> _PROBLEM_
Transcribe the material in full. Nothing should differ except that the pictures are left out.

> _AVAILABLE DATA_

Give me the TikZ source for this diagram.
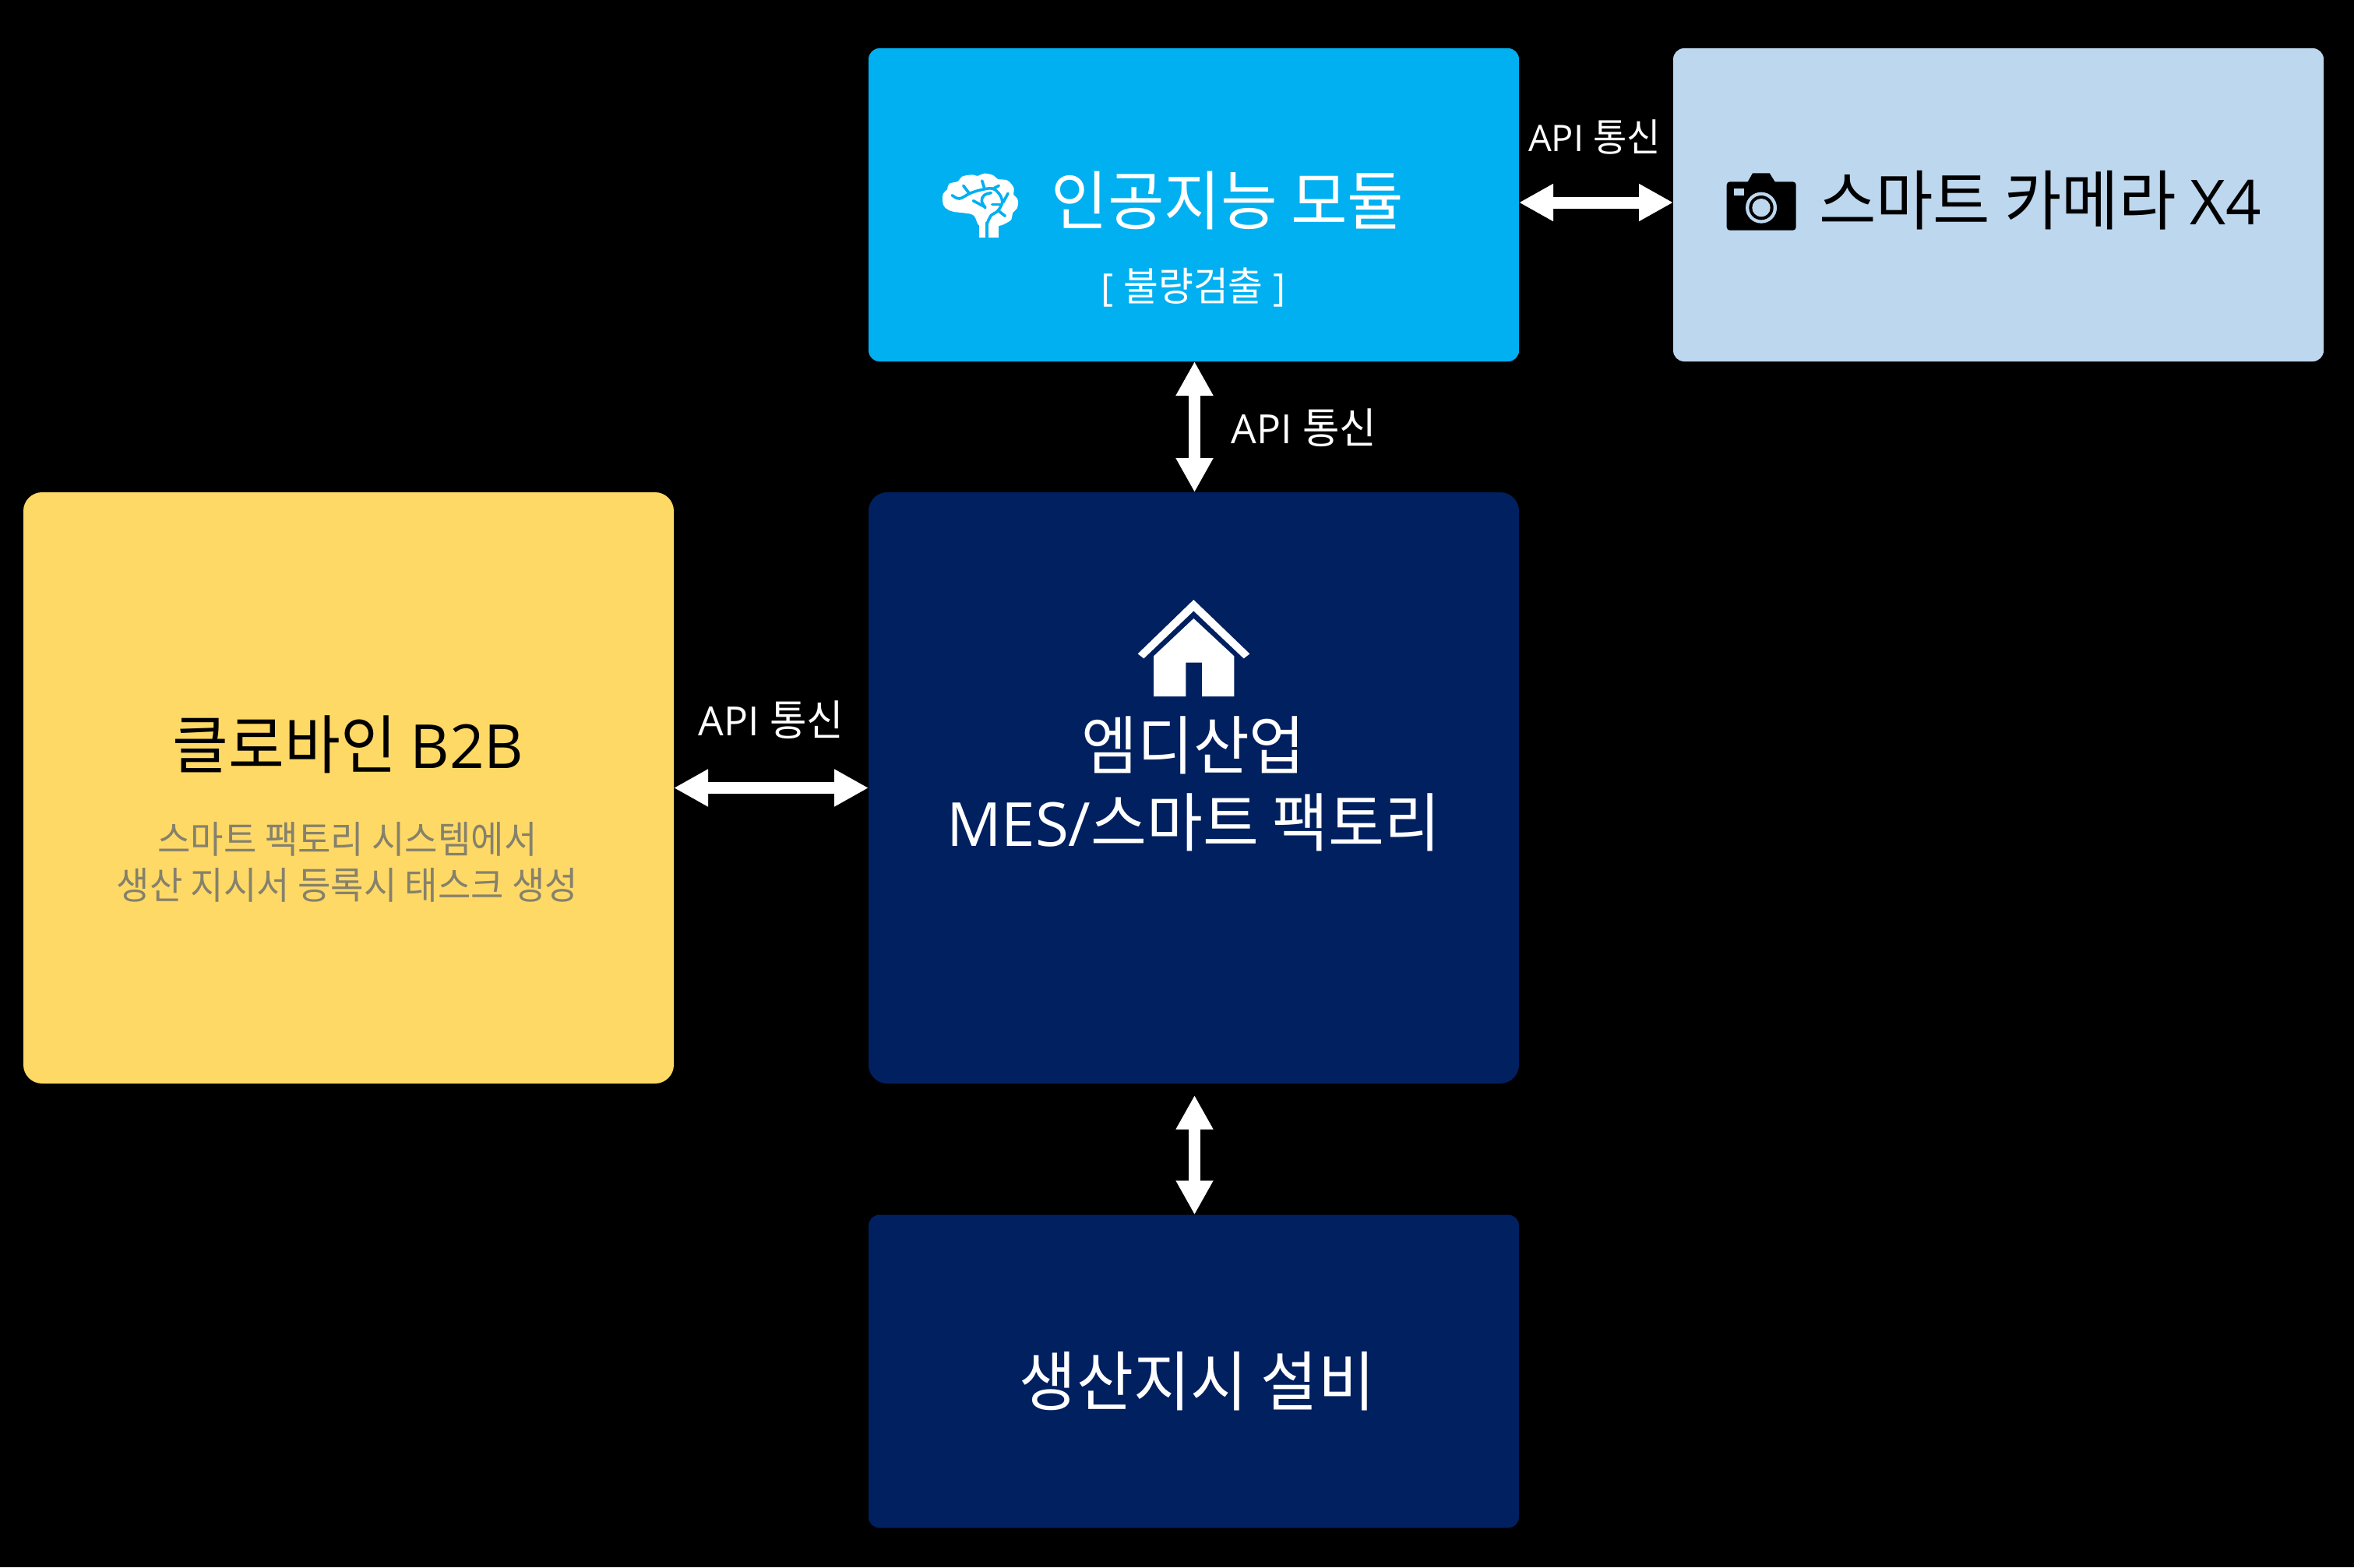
\documentclass[tikz,border=0pt]{standalone}
\usepackage{fontspec}
\setmainfont{Open Sans}
\newfontfamily\ko[FakeStretch=0.952]{Noto Sans CJK KR}
\newfontfamily\lat[Scale=0.952]{Open Sans}
\usetikzlibrary{arrows.meta}
\definecolor{aiblue}{HTML}{00B0F0}
\definecolor{camblue}{HTML}{BDD7EE}
\definecolor{amber}{HTML}{FFD966}
\definecolor{navy}{HTML}{002060}
\definecolor{subgray}{HTML}{85816C}
\tikzset{
  panel/.style={rectangle,minimum width=417.5pt,outer sep=0pt,inner sep=0pt,draw=none},
  smallpanel/.style={panel,minimum height=201pt,rounded corners=7pt},
  bigpanel/.style={panel,minimum height=379.5pt,rounded corners=12pt},
  label/.style={inner sep=0pt,outer sep=0pt,align=center},
  link/.style={draw=white,line width=7.5pt,{Triangle[length=22pt,width=22.5pt]}-{Triangle[length=22pt,width=22.5pt]}},
  fs/.style={font=\fontsize{#1}{50}\selectfont},
}
\begin{document}
\begin{tikzpicture}[x=0.5pt,y=-0.5pt]
\path[fill=black,use as bounding box] (0,0) rectangle (3022,2012);
% panels
\node[smallpanel,fill=aiblue] (ai) at (1532.5,263) {};
\node[smallpanel,fill=camblue] (cam) at (2565.5,263) {};
\node[bigpanel,fill=amber] (b2b) at (447.5,1011.5) {};
\node[bigpanel,fill=navy] (mes) at (1532.5,1011.5) {};
\node[smallpanel,fill=navy] (equip) at (1532.5,1760.5) {};
% connectors
\draw[link] ([yshift=1.5pt]ai.east) -- ([yshift=1.5pt]cam.west);
\draw[link] ([xshift=0.5pt]ai.south) -- ([xshift=0.5pt]mes.north);
\draw[link] (b2b.east) -- (mes.west);
\draw[link,shorten <=7.5pt] ([xshift=0.5pt]mes.south) -- ([xshift=0.5pt]equip.north);
% texts
\node[label,text=white,fs=41.4] (aititle) at (1576,257) {\ko 인공지능 모듈};
\node[label,text=white,fs=25.6] (aisub) at (1532,369) {\lat [ \ko 불량검출\lat{} ]};
\node[label,text=black,fs=41.9] (camtitle) at (2619,257) {\ko 스마트 카메라 \lat X4};
\node[label,text=black,fs=41] (b2btitle) at (447,956) {\ko 클로바인 \lat B2B};
\node[label,text=subgray,fs=24.2] (b2bsub1) at (446,1077) {\ko 스마트 팩토리 시스템에서};
\node[label,text=subgray,fs=24.2] (b2bsub2) at (446,1136) {\ko 생산 지시서 등록시 태스크 생성};
\node[label,text=white,fs=41] (mes1) at (1532,957) {\ko 엠디산업};
\node[label,text=white,fs=41] (mes2) at (1532,1056) {\lat MES/\ko 스마트 팩토리};
\node[label,text=white,fs=41.7] (equiptitle) at (1537,1773) {\ko 생산지시 설비};
\node[label,text=white,fs=24.7] (api1) at (2047,176) {\lat API \ko 통신};
\node[label,text=white,fs=27.1] (api2) at (1674,549) {\lat API \ko 통신};
\node[label,text=white,fs=27.1] (api3) at (990,924) {\lat API \ko 통신};
% house icon
\begin{scope}[shift={(1350,740)},x=0.16667pt,y=-0.16667pt]
\fill[white] (332,298) -- (547,90) -- (763,298) -- (740,316) -- (547,133) -- (355,316) -- cycle;
\fill[white] (393,307) -- (547,162) -- (703,307) -- (703,462) -- (579,462) -- (579,332) -- (517,332) -- (517,462) -- (393,462) -- cycle;
\end{scope}
% brain icon
\begin{scope}[shift={(1195,210)},x=0.16667pt,y=-0.16667pt]
\fill[white] plot[smooth cycle,tension=0.65] coordinates {(45,145)(48,115)(63,100)(70,78)(105,68)(120,50)(160,43)(180,48)(205,38)(240,45)(258,60)(295,65)(320,95)(318,118)(335,140)(332,172)(315,190)(310,215)(285,232)(262,240)(230,240)(187,240)(165,200)(125,190)(85,185)(55,170)};
\fill[white] (187,285) -- (187,225) -- (262,225) -- (262,285) -- cycle;
\begin{scope}[draw=aiblue,line width=1.8pt,line cap=round,line join=round]
\draw plot[smooth,tension=0.6] coordinates {(82,122)(110,135)(150,115)(190,102)(235,96)(262,115)(275,148)(258,182)(232,200)(218,228)};
\draw[line cap=butt] (216,225) -- (216,285);
\draw (125,85) -- (148,115);
\draw (197,66) -- (207,97);
\draw (262,85) -- (238,98);
\draw (297,115) -- (278,150);
\draw plot[smooth,tension=0.7] coordinates {(232,113)(205,122)(196,145)(210,170)};
\draw (163,143) -- (208,167);
\draw (236,157) -- (266,157);
\draw (258,180) -- (286,202);
\end{scope}
\end{scope}
% camera icon
\begin{scope}[shift={(2205,210)},x=0.16667pt,y=-0.16667pt]
\fill[black,rounded corners=2pt] (35,70) rectangle (302,257);
\fill[black] (115,72) -- (135,37) -- (200,37) -- (222,72) -- cycle;
\fill[camblue] (62,97) rectangle (103,122);
\fill[camblue] (168,170) circle[radius=60];
\fill[black] (168,170) circle[radius=47];
\fill[camblue] (168,170) circle[radius=35];
\end{scope}
\end{tikzpicture}
\end{document}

> _SOLUTION TO THE PROBLEM_
Give me the TikZ source for this diagram.
\documentclass[tikz,border=0pt]{standalone}
\usepackage{fontspec}
\setmainfont{Open Sans}
\newfontfamily\ko[FakeStretch=0.952]{Noto Sans CJK KR}
\newfontfamily\lat[Scale=0.952]{Open Sans}
\usetikzlibrary{arrows.meta}
\definecolor{aiblue}{HTML}{00B0F0}
\definecolor{camblue}{HTML}{BDD7EE}
\definecolor{amber}{HTML}{FFD966}
\definecolor{navy}{HTML}{002060}
\definecolor{subgray}{HTML}{85816C}
\tikzset{
  panel/.style={rectangle,minimum width=417.5pt,outer sep=0pt,inner sep=0pt,draw=none},
  smallpanel/.style={panel,minimum height=201pt,rounded corners=7pt},
  bigpanel/.style={panel,minimum height=379.5pt,rounded corners=12pt},
  label/.style={inner sep=0pt,outer sep=0pt,align=center},
  link/.style={draw=white,line width=7.5pt,{Triangle[length=22pt,width=22.5pt]}-{Triangle[length=22pt,width=22.5pt]}},
  fs/.style={font=\fontsize{#1}{50}\selectfont},
}
\begin{document}
\begin{tikzpicture}[x=0.5pt,y=-0.5pt]
\path[fill=black,use as bounding box] (0,0) rectangle (3022,2012);
% panels
\node[smallpanel,fill=aiblue] (ai) at (1532.5,263) {};
\node[smallpanel,fill=camblue] (cam) at (2565.5,263) {};
\node[bigpanel,fill=amber] (b2b) at (447.5,1011.5) {};
\node[bigpanel,fill=navy] (mes) at (1532.5,1011.5) {};
\node[smallpanel,fill=navy] (equip) at (1532.5,1760.5) {};
% connectors
\draw[link] ([yshift=1.5pt]ai.east) -- ([yshift=1.5pt]cam.west);
\draw[link] ([xshift=0.5pt]ai.south) -- ([xshift=0.5pt]mes.north);
\draw[link] (b2b.east) -- (mes.west);
\draw[link,shorten <=7.5pt] ([xshift=0.5pt]mes.south) -- ([xshift=0.5pt]equip.north);
% texts
\node[label,text=white,fs=41.4] (aititle) at (1576,257) {\ko 인공지능 모듈};
\node[label,text=white,fs=25.6] (aisub) at (1532,369) {\lat [ \ko 불량검출\lat{} ]};
\node[label,text=black,fs=41.9] (camtitle) at (2619,257) {\ko 스마트 카메라 \lat X4};
\node[label,text=black,fs=41] (b2btitle) at (447,956) {\ko 클로바인 \lat B2B};
\node[label,text=subgray,fs=24.2] (b2bsub1) at (446,1077) {\ko 스마트 팩토리 시스템에서};
\node[label,text=subgray,fs=24.2] (b2bsub2) at (446,1136) {\ko 생산 지시서 등록시 태스크 생성};
\node[label,text=white,fs=41] (mes1) at (1532,957) {\ko 엠디산업};
\node[label,text=white,fs=41] (mes2) at (1532,1056) {\lat MES/\ko 스마트 팩토리};
\node[label,text=white,fs=41.7] (equiptitle) at (1537,1773) {\ko 생산지시 설비};
\node[label,text=white,fs=24.7] (api1) at (2047,176) {\lat API \ko 통신};
\node[label,text=white,fs=27.1] (api2) at (1674,549) {\lat API \ko 통신};
\node[label,text=white,fs=27.1] (api3) at (990,924) {\lat API \ko 통신};
% house icon
\begin{scope}[shift={(1350,740)},x=0.16667pt,y=-0.16667pt]
\fill[white] (332,298) -- (547,90) -- (763,298) -- (740,316) -- (547,133) -- (355,316) -- cycle;
\fill[white] (393,307) -- (547,162) -- (703,307) -- (703,462) -- (579,462) -- (579,332) -- (517,332) -- (517,462) -- (393,462) -- cycle;
\end{scope}
% brain icon
\begin{scope}[shift={(1195,210)},x=0.16667pt,y=-0.16667pt]
\fill[white] plot[smooth cycle,tension=0.65] coordinates {(45,145)(48,115)(63,100)(70,78)(105,68)(120,50)(160,43)(180,48)(205,38)(240,45)(258,60)(295,65)(320,95)(318,118)(335,140)(332,172)(315,190)(310,215)(285,232)(262,240)(230,240)(187,240)(165,200)(125,190)(85,185)(55,170)};
\fill[white] (187,285) -- (187,225) -- (262,225) -- (262,285) -- cycle;
\begin{scope}[draw=aiblue,line width=1.8pt,line cap=round,line join=round]
\draw plot[smooth,tension=0.6] coordinates {(82,122)(110,135)(150,115)(190,102)(235,96)(262,115)(275,148)(258,182)(232,200)(218,228)};
\draw[line cap=butt] (216,225) -- (216,285);
\draw (125,85) -- (148,115);
\draw (197,66) -- (207,97);
\draw (262,85) -- (238,98);
\draw (297,115) -- (278,150);
\draw plot[smooth,tension=0.7] coordinates {(232,113)(205,122)(196,145)(210,170)};
\draw (163,143) -- (208,167);
\draw (236,157) -- (266,157);
\draw (258,180) -- (286,202);
\end{scope}
\end{scope}
% camera icon
\begin{scope}[shift={(2205,210)},x=0.16667pt,y=-0.16667pt]
\fill[black,rounded corners=2pt] (35,70) rectangle (302,257);
\fill[black] (115,72) -- (135,37) -- (200,37) -- (222,72) -- cycle;
\fill[camblue] (62,97) rectangle (103,122);
\fill[camblue] (168,170) circle[radius=60];
\fill[black] (168,170) circle[radius=47];
\fill[camblue] (168,170) circle[radius=35];
\end{scope}
\end{tikzpicture}
\end{document}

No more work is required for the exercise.